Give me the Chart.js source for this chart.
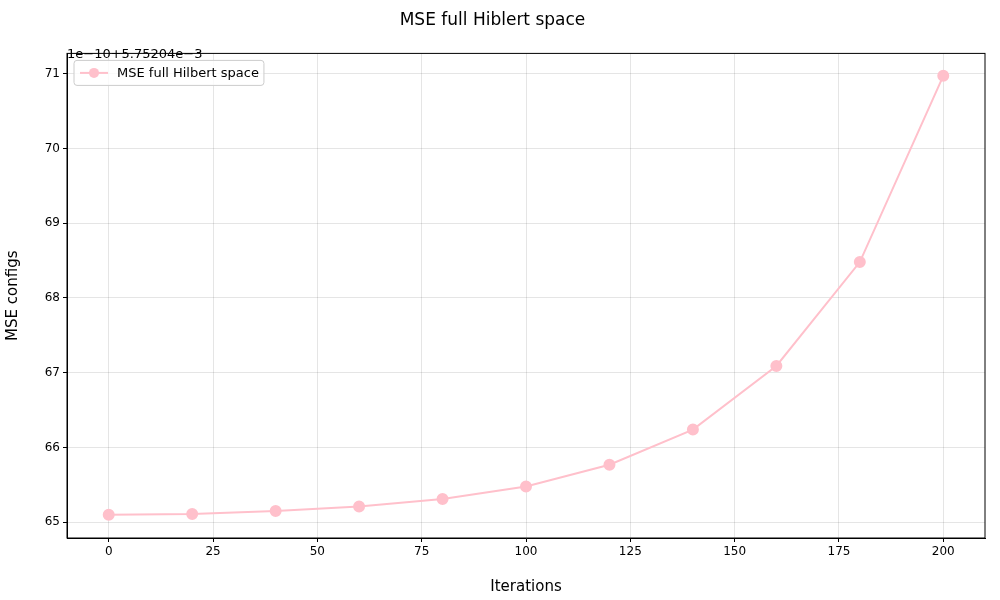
<!DOCTYPE html>
<html>
<head>
<meta charset="utf-8">
<script src="https://cdn.jsdelivr.net/npm/chart.js@4"></script>
<style>
  body { margin: 0; background: #fff; }
  #wrap { position: relative; width: 1000px; height: 600px; }
  #offset { position: absolute; left: 67px; top: 46px; font: 13px "DejaVu Sans"; color: #000; }
</style>
</head>
<body>
<div id="wrap">
  <canvas id="chart" width="1000" height="600"></canvas>
  <div id="offset">1e&minus;10+5.75204e&minus;3</div>
</div>
<script>
// values shown relative to offset 5.75204e-3, in units of 1e-10
let iterations = [0, 20, 40, 60, 80, 100, 120, 140, 160, 180, 200]
let mse = [65.10, 65.11, 65.15, 65.21, 65.31, 65.48, 65.77, 66.24, 67.09, 68.48, 70.97]
let yTicks = [65, 66, 67, 68, 69, 70, 71]
let xTicks = [0, 25, 50, 75, 100, 125, 150, 175, 200]
let seriesLabel = 'MSE full Hilbert space'

Chart.defaults.font.family = "DejaVu Sans"
Chart.defaults.color = "#000"

// frame round the plot area plus a matplotlib-like legend box inside it
let framePlugin = {
    id: 'frame',
    afterDraw(chart) {
        let {ctx, chartArea: a} = chart
        ctx.save()
        ctx.strokeStyle = '#000'
        ctx.lineWidth = 1
        ctx.strokeRect(a.left, a.top, a.right - a.left, a.bottom - a.top)
        let x = a.left + 7, y = a.top + 7
        ctx.font = '13px "DejaVu Sans"'
        let w = 40 + ctx.measureText(seriesLabel).width + 8
        ctx.fillStyle = 'rgba(255,255,255,0.8)'
        ctx.strokeStyle = '#ccc'
        ctx.beginPath()
        ctx.roundRect(x, y, w, 25, 3)
        ctx.fill(); ctx.stroke()
        ctx.strokeStyle = 'pink'; ctx.lineWidth = 2
        ctx.beginPath(); ctx.moveTo(x + 6, y + 12.5); ctx.lineTo(x + 34, y + 12.5); ctx.stroke()
        ctx.fillStyle = 'pink'
        ctx.beginPath(); ctx.arc(x + 20, y + 12.5, 5, 0, Math.PI * 2); ctx.fill()
        ctx.fillStyle = '#000'; ctx.textBaseline = 'middle'
        ctx.fillText(seriesLabel, x + 43, y + 13)
        ctx.restore()
    }
}

new Chart(document.getElementById("chart"), {
    type: 'line',
    data: {
        datasets: [{
            label: seriesLabel,
            data: iterations.map((x, i) => ({x, y: mse[i]})),
            borderColor: 'pink',
            backgroundColor: 'pink',
            borderWidth: 2,
            pointRadius: 5,
            pointHoverRadius: 5,
            tension: 0
        }]
    },
    plugins: [framePlugin],
    options: {
        responsive: false,
        animation: false,
        layout: { padding: { left: 0, right: 15, top: 0, bottom: 0 } },
        plugins: {
            title: {
                display: true, text: 'MSE full Hiblert space',
                font: { size: 17, weight: 'normal' },
                padding: { top: 10, bottom: 23 }
            },
            legend: { display: false },
            tooltip: { enabled: false }
        },
        scales: {
            x: {
                type: 'linear', min: -10, max: 210,
                afterBuildTicks: ax => { ax.ticks = xTicks.map(v => ({value: v})) },
                afterFit: ax => { ax.height = 62 },
                title: { display: true, text: 'Iterations', font: { size: 15 } },
                grid: { color: 'rgba(0,0,0,0.1)', tickColor: '#000', tickLength: 4 },
                border: { color: '#000' },
                ticks: { font: { size: 12 } }
            },
            y: {
                type: 'linear', min: 64.79, max: 71.27,
                afterBuildTicks: ax => { ax.ticks = yTicks.map(v => ({value: v})) },
                afterFit: ax => { ax.width = 67 },
                title: { display: true, text: 'MSE configs', font: { size: 15 } },
                grid: { color: 'rgba(0,0,0,0.1)', tickColor: '#000', tickLength: 4 },
                border: { color: '#000' },
                ticks: { font: { size: 12 } }
            }
        }
    }
})
</script>
</body>
</html>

━━━

# The request:
Print out the lines exactly, skipping any picture.

# Solution to this problem:
Give me the Chart.js source for this chart.
<!DOCTYPE html>
<html>
<head>
<meta charset="utf-8">
<script src="https://cdn.jsdelivr.net/npm/chart.js@4"></script>
<style>
  body { margin: 0; background: #fff; }
  #wrap { position: relative; width: 1000px; height: 600px; }
  #offset { position: absolute; left: 67px; top: 46px; font: 13px "DejaVu Sans"; color: #000; }
</style>
</head>
<body>
<div id="wrap">
  <canvas id="chart" width="1000" height="600"></canvas>
  <div id="offset">1e&minus;10+5.75204e&minus;3</div>
</div>
<script>
// values shown relative to offset 5.75204e-3, in units of 1e-10
let iterations = [0, 20, 40, 60, 80, 100, 120, 140, 160, 180, 200]
let mse = [65.10, 65.11, 65.15, 65.21, 65.31, 65.48, 65.77, 66.24, 67.09, 68.48, 70.97]
let yTicks = [65, 66, 67, 68, 69, 70, 71]
let xTicks = [0, 25, 50, 75, 100, 125, 150, 175, 200]
let seriesLabel = 'MSE full Hilbert space'

Chart.defaults.font.family = "DejaVu Sans"
Chart.defaults.color = "#000"

// frame round the plot area plus a matplotlib-like legend box inside it
let framePlugin = {
    id: 'frame',
    afterDraw(chart) {
        let {ctx, chartArea: a} = chart
        ctx.save()
        ctx.strokeStyle = '#000'
        ctx.lineWidth = 1
        ctx.strokeRect(a.left, a.top, a.right - a.left, a.bottom - a.top)
        let x = a.left + 7, y = a.top + 7
        ctx.font = '13px "DejaVu Sans"'
        let w = 40 + ctx.measureText(seriesLabel).width + 8
        ctx.fillStyle = 'rgba(255,255,255,0.8)'
        ctx.strokeStyle = '#ccc'
        ctx.beginPath()
        ctx.roundRect(x, y, w, 25, 3)
        ctx.fill(); ctx.stroke()
        ctx.strokeStyle = 'pink'; ctx.lineWidth = 2
        ctx.beginPath(); ctx.moveTo(x + 6, y + 12.5); ctx.lineTo(x + 34, y + 12.5); ctx.stroke()
        ctx.fillStyle = 'pink'
        ctx.beginPath(); ctx.arc(x + 20, y + 12.5, 5, 0, Math.PI * 2); ctx.fill()
        ctx.fillStyle = '#000'; ctx.textBaseline = 'middle'
        ctx.fillText(seriesLabel, x + 43, y + 13)
        ctx.restore()
    }
}

new Chart(document.getElementById("chart"), {
    type: 'line',
    data: {
        datasets: [{
            label: seriesLabel,
            data: iterations.map((x, i) => ({x, y: mse[i]})),
            borderColor: 'pink',
            backgroundColor: 'pink',
            borderWidth: 2,
            pointRadius: 5,
            pointHoverRadius: 5,
            tension: 0
        }]
    },
    plugins: [framePlugin],
    options: {
        responsive: false,
        animation: false,
        layout: { padding: { left: 0, right: 15, top: 0, bottom: 0 } },
        plugins: {
            title: {
                display: true, text: 'MSE full Hiblert space',
                font: { size: 17, weight: 'normal' },
                padding: { top: 10, bottom: 23 }
            },
            legend: { display: false },
            tooltip: { enabled: false }
        },
        scales: {
            x: {
                type: 'linear', min: -10, max: 210,
                afterBuildTicks: ax => { ax.ticks = xTicks.map(v => ({value: v})) },
                afterFit: ax => { ax.height = 62 },
                title: { display: true, text: 'Iterations', font: { size: 15 } },
                grid: { color: 'rgba(0,0,0,0.1)', tickColor: '#000', tickLength: 4 },
                border: { color: '#000' },
                ticks: { font: { size: 12 } }
            },
            y: {
                type: 'linear', min: 64.79, max: 71.27,
                afterBuildTicks: ax => { ax.ticks = yTicks.map(v => ({value: v})) },
                afterFit: ax => { ax.width = 67 },
                title: { display: true, text: 'MSE configs', font: { size: 15 } },
                grid: { color: 'rgba(0,0,0,0.1)', tickColor: '#000', tickLength: 4 },
                border: { color: '#000' },
                ticks: { font: { size: 12 } }
            }
        }
    }
})
</script>
</body>
</html>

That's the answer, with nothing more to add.